There are several interesting points to highlight in this text. The first is the fact that the entire story of Theodore McCarrick is said to begin in September 2017, with the opening of the judiciary case (on the part of the civil law) against the cardinal and the consequent notification sent to the Vatican from the Archdiocese of New York – almost as if to give the impression that as soon as something was known, action was taken. The central point of the McCarrick story is precisely this: that many people knew for many years, including people in the Vatican, as Archbishop Viganò testified. But the victims were not minors, and as a result, the civil law was not called into the matter, and so… [nothing happened]. The words of Cardinal Maradiaga, a close adviser of the pope, are indicative of this attitude, when he spoke in a recent interview of “something of the private order” and of a “fact of an administrative nature” in relation to the sexual aggressions committed against seminarians and young priests on the part of “Uncle Teddy.”

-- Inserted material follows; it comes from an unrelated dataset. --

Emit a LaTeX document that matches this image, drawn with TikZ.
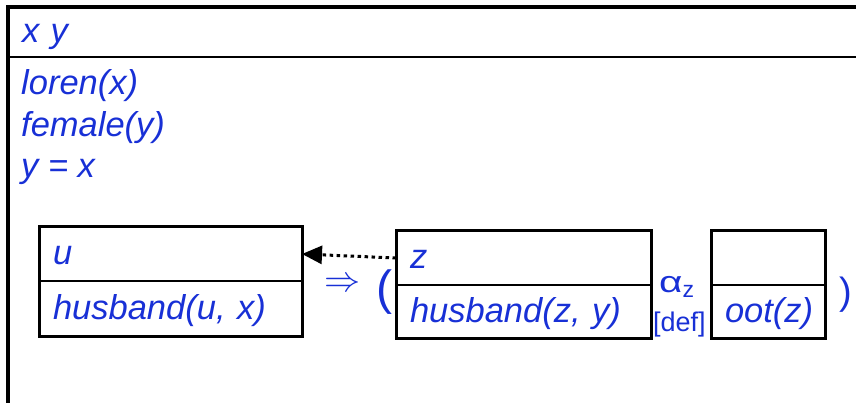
\documentclass[tikz,border=0pt]{standalone}
\usepackage{fontspec}
\setmainfont{Liberation Sans}
\usetikzlibrary{positioning,arrows.meta}
\definecolor{drsblue}{RGB}{24,48,214}
\tikzstyle{cell} = [rectangle,
                    draw=black,
                    line width=1.5pt,
                    outer sep=0pt,
                    inner xsep=14pt,
                    inner ysep=0pt,
                    text height=26pt,
                    text depth=4pt,
                    align=left,
                    text=drsblue,
                    font=\fontsize{34.5}{40}\selectfont\itshape]
\tikzstyle{frame} = [draw=black, line width=3pt]
\tikzstyle{cond} = [anchor=base west,
                    inner sep=0pt,
                    text=drsblue,
                    font=\fontsize{34.5}{40}\selectfont\itshape]
\tikzstyle{sym} = [inner sep=0pt, text=drsblue]
\tikzstyle{ref} = [draw=black,
                   line width=3pt,
                   dash pattern=on 3.5pt off 3.5pt,
                   -{Triangle[length=20pt,width=18pt]}]

\begin{document}
\begin{tikzpicture}[x=1pt, y=-1pt]
\useasboundingbox (0,0) rectangle (856,403);
\clip (0,0) rectangle (856,403);
% outer box
\node (mainhead) [cell, text width=872pt, minimum height=50pt, anchor=north west] at (8,7) {x y};
\node (mainbody) [cell, text width=872pt, minimum height=400pt, below=0pt of mainhead] {};
\draw[frame, line width=3.5pt] (mainhead.north west) rectangle (mainbody.south east);
\node (c1) [cond] at (21,95) {loren(x)};
\node (c2) [cond] at (21,137) {female(y)};
\node (c3) [cond] at (21,178) {y = x};
% antecedent
\node (uhead) [cell, text width=235pt, minimum height=54pt, anchor=north west] at (39,227) {u};
\node (ubody) [cell, text width=235pt, minimum height=55pt, below=0pt of uhead] {husband(u, x)};
\draw[frame] (uhead.north west) rectangle (ubody.south east);
% consequent
\node (zhead) [cell, text width=227pt, minimum height=54pt, anchor=north west] at (396,231) {z};
\node (zbody) [cell, text width=227pt, minimum height=53pt, below=0pt of zhead] {husband(z, y)};
\draw[frame] (zhead.north west) rectangle (zbody.south east);
\node (oothead) [cell, text width=86pt, minimum height=54pt, right=60pt of zhead] {};
\node (ootbody) [cell, text width=86pt, minimum height=53pt, below=0pt of oothead] {oot(z)};
\draw[frame] (oothead.north west) rectangle (ootbody.south east);
% operators
\node (imp) [sym, font=\fontsize{24}{24}\selectfont] at (343,285) {\scalebox{1.45}{$\Rightarrow$}};
\node (lpar) [sym, font=\fontsize{48}{48}\selectfont] at (384,292) {(};
\node (rpar) [sym, font=\fontsize{38}{38}\selectfont] at (846,295) {)};
\node (alpha) [sym, anchor=base west, font=\fontsize{30}{30}\selectfont] at (659,292) {\scalebox{1.35}[1]{α}\raisebox{-5pt}{\fontsize{23}{23}\selectfont z}};
\node (dflt) [sym, anchor=base west, font=\fontsize{27}{27}\selectfont] at (653,331) {[def]};
\draw[ref] (zhead.west) -- (uhead.east);
\end{tikzpicture}
\end{document}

“In due course” – that is, we don’t know when – the results of the investigation on McCarrick will be made known, and it will be completed “with a further thorough study of the entire documentation present in the Archives of the Dicasteries and Offices of the Holy See” on the ex-cardinal. The statement declares that the relevant facts will be placed “in their historical context and evaluated objectively.” One wonders what a prudential phrase of this sort means. Perhaps we can find the explanation in the phrase immediately following: “The Holy See is conscious that, from the examination of the facts and of the circumstances, it may emerge that choices were taken that would not be consonant with a contemporary approach to such issues.”

We may be wrong, but the first thing we thought was: In the ’70s, ’80s, and ’90s, was a cardinal taking seminarians and young priests to bed part of the approach of the times, which is only now judged to be inappropriate? And likewise, since today’s approach is not like that of “back then,” is it now necessary for us to be understanding about silences and cover-ups, historicizing them? We hope we are mistaken, but we cannot see any other logical explanation for using such a phrase other than initiating an attempt to protect complicity and silence.

Abuse and its cover-up were already not tolerated during the time that Archbishop Viganò worked in the Secretariat of State, and in fact, he wrote for his superiors Cardinals Sodano and Sandri a series of recommendations for the punishment of McCarrick. If he did that, and was able to do it, it is because already at that time, such behavior was reprehensible and deserving of immediate punishment.

The statement then speaks of the meeting in February 2019 of all of the heads of the bishops’ conferences to deal with the problem of abuse. More than forty days have passed since the publication of the first testimony of Archbishop Viganò. This is the first document from the Holy See that, without referring to the ex-nuncio, affirms the intention of concerning itself with the McCarrick case. The impression we get from it is a weak and intentionally slow response. If documents exist – as they most certainly do – on the ex-cardinal at the Congregation for Bishops and at the Secretariat of State, in forty days, has there not been time and ample opportunity to organize a concrete and precise response to the accusations of Viganò? It does not seem very credible.

So why postpone releasing the results of this investigation to a future unspecified time? And all the while, the central question still remains unanswered – and here there is no need to go rummaging in the archives. Is it true or not that on June 23, 2013, the then-nuncio of the USA clearly told the pope who McCarrick was and what he had done and why Benedict XVI had sanctioned him? There is no trace of this in the statement, but it is the large, dramatic, unresolved knot.